A descriptor based on the metal ion electronegativity is designed to screen the optimal Ni-based double hydroxides OER electrocatalyst. • The metal ion electronegativity (MIE) represents the intrinsic chemical property. • A volcano trend for MIE vs OER intrinsic activity of Ni-based DHs is described. • The best DHs in the peak of the volcano plot is Ni 0.8 Co 0.2 DHs (MIE = 1.39). • MIE differences affect the metallic electronic structure in OER activity. • A MIE descriptor is used to rapidly screen the DHs-based electrocatalyst. Due to the multiclass complex processes in the oxygen evolution reaction (OER) by Ni-based double hydroxides (DHs) electrocatalysts, it is necessary to seek a comprehensive assessment to uncover the electrochemical nature. Here, Ni 0.8 M 0.2 DHs and Ni 0.7 M 0.3 DHs nanowires (M = Zn, Co, Fe, Cu) were prepared by a hydrothermal method. As the intrinsic chemical property, metal ion electronegativity (MIE) as the descriptor, the structure–activity relationship between MIE and OER reaction intermediates' adsorption and desorption capacity was researched by the electrochemical impedance analysis.
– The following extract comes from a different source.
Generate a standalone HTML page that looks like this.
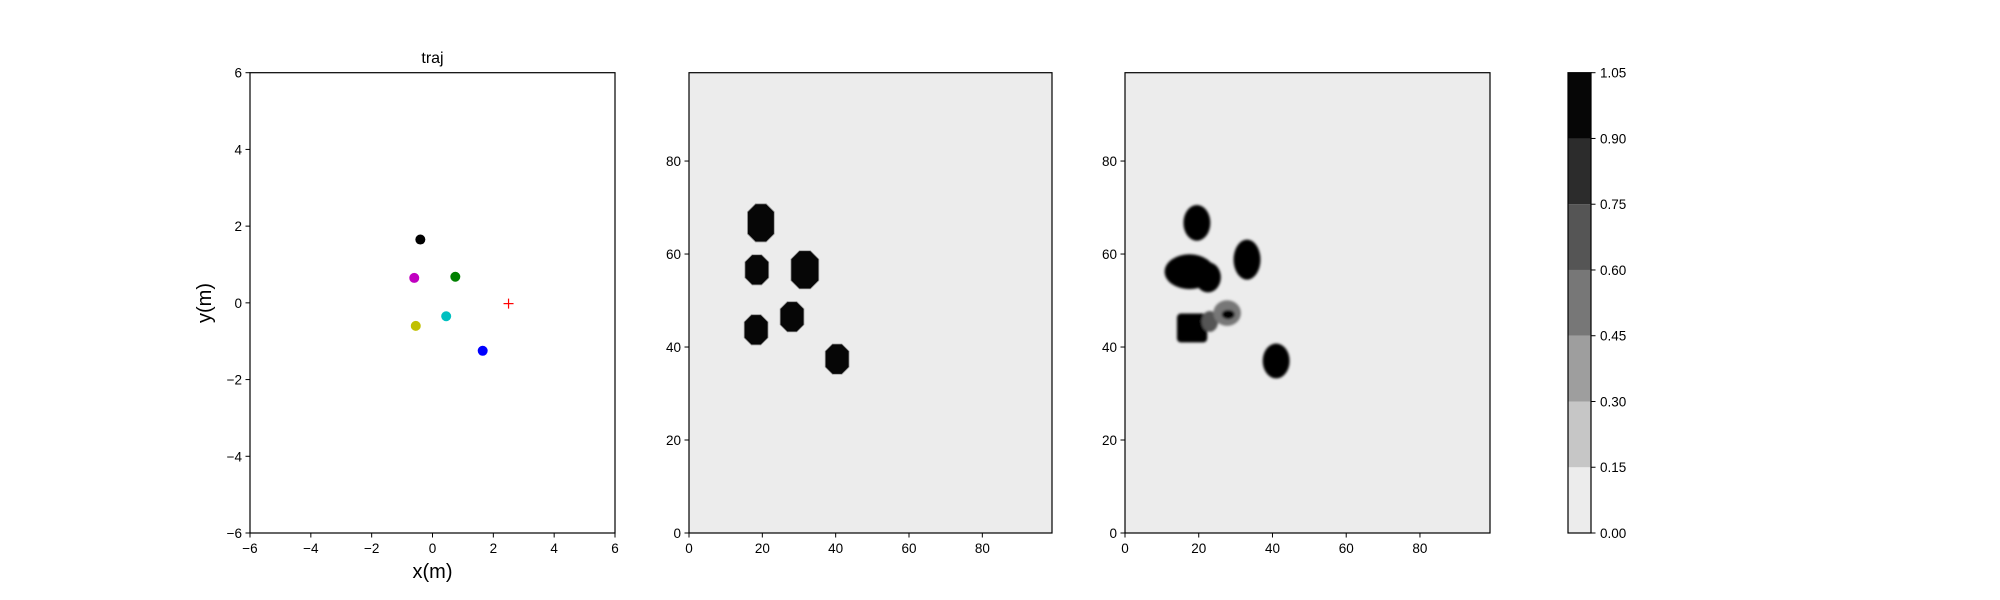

At the top of the volcano trend (MIE = 1.39, Ni 0.8 Co 0.2 DHs), it is screened and exhibits the lowest interfacial charge transfer resistance and the adsorption and desorption resistance of intermediates. This work provides a cost-effective method based on the theory of electronegativity equilibrium for the precise screening and design of high-active OER electrocatalysts.